■ Directive
Reproduce exactly, with no pictures, each line from the opening of the material down through the line containing "23.67, 23.14, 22.07];".

===== Data lines

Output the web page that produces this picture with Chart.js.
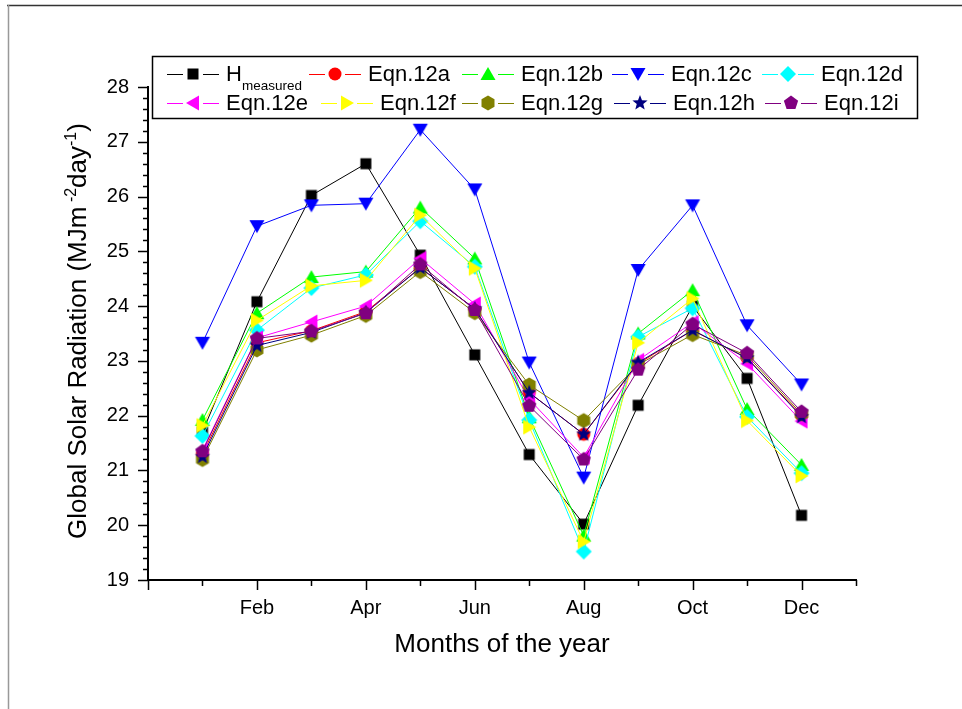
<!DOCTYPE html>
<html>
<head>
<meta charset="utf-8">
<script src="https://cdn.jsdelivr.net/npm/chart.js@4/dist/chart.umd.min.js"></script>
<style>
  html, body { margin:0; padding:0; background:#fff; }
  #wrap { position:relative; width:962px; height:709px; }
</style>
</head>
<body>
<div id="wrap"><canvas id="chart" width="962" height="709"></canvas></div>
<script>
// months of the year (x positions), Jan = 1 ... Dec = 12
const months = [1,2,3,4,5,6,7,8,9,10,11,12];
const monthTicks = {2:'Feb', 4:'Apr', 6:'Jun', 8:'Aug', 10:'Oct', 12:'Dec'};

// global solar radiation, MJ m-2 day-1
const hMeasured = [21.70, 24.08, 26.02, 26.60, 24.93, 23.11, 21.29, 20.02, 22.19, 24.00, 22.68, 20.18];
const eqn12a    = [21.30, 23.33, 23.55, 23.90, 24.70, 23.95, 22.42, 21.66, 22.95, 23.56, 23.05, 22.00];
const eqn12b    = [21.92, 23.87, 24.53, 24.63, 25.80, 24.87, 21.97, 19.81, 23.50, 24.29, 22.12, 21.10];
const eqn12c    = [23.33, 25.46, 25.84, 25.87, 27.22, 26.13, 22.97, 20.87, 24.66, 25.84, 23.65, 22.57];
const eqn12d    = [21.63, 23.56, 24.33, 24.57, 25.55, 24.72, 21.92, 19.52, 23.44, 23.96, 21.98, 20.95];
const eqn12e    = [21.37, 23.42, 23.71, 24.00, 24.87, 24.04, 22.30, 21.24, 23.01, 23.70, 22.95, 21.90];
const eqn12f    = [21.82, 23.74, 24.37, 24.47, 25.66, 24.69, 21.79, 19.70, 23.33, 24.14, 21.91, 20.90];
const eqn12g    = [21.20, 23.20, 23.47, 23.83, 24.63, 23.88, 22.56, 21.91, 22.93, 23.48, 23.10, 22.03];
const eqn12h    = [21.25, 23.28, 23.52, 23.88, 24.70, 23.95, 22.42, 21.66, 22.97, 23.56, 23.05, 21.98];
const eqn12i    = [21.35, 23.41, 23.54, 23.87, 24.76, 23.93, 22.18, 21.20, 22.84, 23.67, 23.14, 22.07];

const seriesLabels = ['H', 'Eqn.12a', 'Eqn.12b', 'Eqn.12c', 'Eqn.12d', 'Eqn.12e', 'Eqn.12f', 'Eqn.12g', 'Eqn.12h', 'Eqn.12i'];
const seriesValues = [hMeasured, eqn12a, eqn12b, eqn12c, eqn12d, eqn12e, eqn12f, eqn12g, eqn12h, eqn12i];

// styles
const colors = ['#000000','#ff0000','#00ff00','#0000ff','#00ffff','#ff00ff','#ffff00','#808000','#000080','#800080'];
const shapes = ['square','circle','up','down','diamond','left','right','hexagon','star','pentagon'];
const FONT = '"Liberation Sans", Arial, sans-serif';

function polygon(g, n, r, start){
  for(let k=0;k<n;k++){
    const a = start + k*2*Math.PI/n;
    const px = r*Math.cos(a), py = r*Math.sin(a);
    k ? g.lineTo(px,py) : g.moveTo(px,py);
  }
  g.closePath();
}

function makeMarker(shape, color){
  const c = document.createElement('canvas');
  c.width = 20; c.height = 20;
  const g = c.getContext('2d');
  g.fillStyle = color;
  g.translate(10,10);
  g.beginPath();
  switch(shape){
    case 'square': g.rect(-5.5,-5.5,11,11); break;
    case 'circle': g.arc(0,0,6.5,0,Math.PI*2); break;
    case 'up': g.moveTo(0,-7); g.lineTo(7.5,6); g.lineTo(-7.5,6); g.closePath(); break;
    case 'down': g.moveTo(0,7); g.lineTo(7.5,-6); g.lineTo(-7.5,-6); g.closePath(); break;
    case 'left': g.moveTo(-7,0); g.lineTo(6,-7.5); g.lineTo(6,7.5); g.closePath(); break;
    case 'right': g.moveTo(7,0); g.lineTo(-6,-7.5); g.lineTo(-6,7.5); g.closePath(); break;
    case 'diamond': g.moveTo(0,-8); g.lineTo(8,0); g.lineTo(0,8); g.lineTo(-8,0); g.closePath(); break;
    case 'hexagon': polygon(g,6,7.5,-Math.PI/2); break;
    case 'pentagon': polygon(g,5,7.5,-Math.PI/2); break;
    case 'star':
      for(let k=0;k<10;k++){
        const r = k%2 ? 3.4 : 8;
        const a = -Math.PI/2 + k*Math.PI/5;
        k ? g.lineTo(r*Math.cos(a), r*Math.sin(a)) : g.moveTo(r*Math.cos(a), r*Math.sin(a));
      }
      g.closePath(); break;
  }
  g.fill();
  return c;
}
const markers = shapes.map((s,i)=>makeMarker(s, colors[i]));

function drawRich(ctx, parts, x, y){
  // parts: [text, size, raise]
  let total = 0;
  parts.forEach(p=>{ ctx.font = p[1]+'px '+FONT; total += ctx.measureText(p[0]).width; });
  let cx = x - total/2;
  parts.forEach(p=>{
    ctx.font = p[1]+'px '+FONT;
    ctx.fillText(p[0], cx, y - p[2]);
    cx += ctx.measureText(p[0]).width;
  });
}

const framePlugin = {
  id:'frame',
  beforeDraw(chart){
    const c = chart.ctx;
    c.save();
    c.fillStyle = '#fff';
    c.fillRect(0,0,chart.width,chart.height);
    c.lineWidth = 1.5;
    c.strokeStyle = '#333';
    c.beginPath(); c.moveTo(7,5.5); c.lineTo(chart.width,5.5); c.stroke();
    c.strokeStyle = '#999';
    c.beginPath(); c.moveTo(8.5,5); c.lineTo(8.5,chart.height); c.stroke();
    c.restore();
  }
};

const tickPlugin = {
  id:'axisTicks',
  afterDraw(chart){
    const c = chart.ctx, x = chart.scales.x, y = chart.scales.y;
    c.save();
    c.strokeStyle = '#000';
    c.lineWidth = 1.5;
    c.beginPath();
    for(let v=0; v<=13; v++){
      const px = Math.round(x.getPixelForValue(v)) + 0.5;
      const len = v%2===0 ? 10 : 6;
      c.moveTo(px, y.bottom); c.lineTo(px, y.bottom+len);
    }
    for(let k=0; k<=45; k++){
      const py = Math.round(y.getPixelForValue(19 + k*0.2)) + 0.5;
      const len = k%5===0 ? 10 : 5;
      c.moveTo(x.left-len, py); c.lineTo(x.left, py);
    }
    c.stroke();

    // axis titles
    c.fillStyle = '#000';
    c.textAlign = 'left';
    c.textBaseline = 'alphabetic';
    drawRich(c, [['Months of the year',26,0]], (x.left+x.right)/2, 652);
    c.save();
    c.translate(86, 331);
    c.rotate(-Math.PI/2);
    drawRich(c, [['Global Solar Radiation (MJm',26,0],[' -2',16,10],['day',26,0],['-1',16,10],[')',26,0]], 0, 0);
    c.restore();

    // legend
    c.fillStyle = '#fff';
    c.fillRect(152,56,766,63);
    c.lineWidth = 1.5;
    c.strokeStyle = '#000';
    c.strokeRect(152.5,56.5,765,62);
    const mx = [193,335,488,638,788, 193,347,488,640,791];
    const my = [74,103];
    const ty = [81,110];
    seriesLabels.forEach((lab,i)=>{
      const row = i<5 ? 0 : 1;
      const m = mx[i];
      c.strokeStyle = colors[i];
      c.lineWidth = 1;
      c.beginPath();
      c.moveTo(m-26, my[row]+0.5); c.lineTo(m-10, my[row]+0.5);
      c.moveTo(m+10, my[row]+0.5); c.lineTo(m+26, my[row]+0.5);
      c.stroke();
      c.drawImage(markers[i], m-10, my[row]-10);
      c.fillStyle = '#000';
      c.font = '22px '+FONT;
      c.fillText(lab, m+33, ty[row]);
      if(i===0){
        const w = c.measureText(lab).width;
        c.font = '13.5px '+FONT;
        c.fillText('measured', m+33+w, ty[row]+9);
      }
    });
    c.restore();
  }
};

const datasets = seriesValues.map((vals,i)=>({
  label: seriesLabels[i],
  data: months.map((m,j)=>({x:m, y:vals[j]})),
  borderColor: colors[i],
  backgroundColor: colors[i],
  borderWidth: 1,
  pointStyle: markers[i],
  pointRadius: 7,
  pointHoverRadius: 7,
  tension: 0,
  order: seriesValues.length - i
}));

new Chart(document.getElementById('chart').getContext('2d'), {
  type:'line',
  data:{ datasets },
  options:{
    responsive:false,
    devicePixelRatio:1,
    animation:false,
    layout:{ padding:{ left:0, top:87, right:106, bottom:0 } },
    plugins:{ legend:{display:false}, tooltip:{enabled:false} },
    scales:{
      x:{
        type:'linear', min:0, max:13,
        afterFit: s => { s.height = 129; },
        grid:{ display:false, drawTicks:false },
        border:{ display:true, color:'#000', width:2 },
        ticks:{ stepSize:1, autoSkip:false, maxRotation:0, padding:16, color:'#000',
                font:{ family:FONT, size:20 }, callback: v => monthTicks[v] || '' }
      },
      y:{
        min:19, max:28,
        afterFit: s => { s.width = 148; },
        grid:{ display:false, drawTicks:false },
        border:{ display:true, color:'#000', width:2 },
        ticks:{ stepSize:1, padding:19, color:'#000', font:{ family:FONT, size:20 } }
      }
    }
  },
  plugins:[framePlugin, tickPlugin]
});
</script>
</body>
</html>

==========

■ Response
Output the web page that produces this picture with Chart.js.
<!DOCTYPE html>
<html>
<head>
<meta charset="utf-8">
<script src="https://cdn.jsdelivr.net/npm/chart.js@4/dist/chart.umd.min.js"></script>
<style>
  html, body { margin:0; padding:0; background:#fff; }
  #wrap { position:relative; width:962px; height:709px; }
</style>
</head>
<body>
<div id="wrap"><canvas id="chart" width="962" height="709"></canvas></div>
<script>
// months of the year (x positions), Jan = 1 ... Dec = 12
const months = [1,2,3,4,5,6,7,8,9,10,11,12];
const monthTicks = {2:'Feb', 4:'Apr', 6:'Jun', 8:'Aug', 10:'Oct', 12:'Dec'};

// global solar radiation, MJ m-2 day-1
const hMeasured = [21.70, 24.08, 26.02, 26.60, 24.93, 23.11, 21.29, 20.02, 22.19, 24.00, 22.68, 20.18];
const eqn12a    = [21.30, 23.33, 23.55, 23.90, 24.70, 23.95, 22.42, 21.66, 22.95, 23.56, 23.05, 22.00];
const eqn12b    = [21.92, 23.87, 24.53, 24.63, 25.80, 24.87, 21.97, 19.81, 23.50, 24.29, 22.12, 21.10];
const eqn12c    = [23.33, 25.46, 25.84, 25.87, 27.22, 26.13, 22.97, 20.87, 24.66, 25.84, 23.65, 22.57];
const eqn12d    = [21.63, 23.56, 24.33, 24.57, 25.55, 24.72, 21.92, 19.52, 23.44, 23.96, 21.98, 20.95];
const eqn12e    = [21.37, 23.42, 23.71, 24.00, 24.87, 24.04, 22.30, 21.24, 23.01, 23.70, 22.95, 21.90];
const eqn12f    = [21.82, 23.74, 24.37, 24.47, 25.66, 24.69, 21.79, 19.70, 23.33, 24.14, 21.91, 20.90];
const eqn12g    = [21.20, 23.20, 23.47, 23.83, 24.63, 23.88, 22.56, 21.91, 22.93, 23.48, 23.10, 22.03];
const eqn12h    = [21.25, 23.28, 23.52, 23.88, 24.70, 23.95, 22.42, 21.66, 22.97, 23.56, 23.05, 21.98];
const eqn12i    = [21.35, 23.41, 23.54, 23.87, 24.76, 23.93, 22.18, 21.20, 22.84, 23.67, 23.14, 22.07];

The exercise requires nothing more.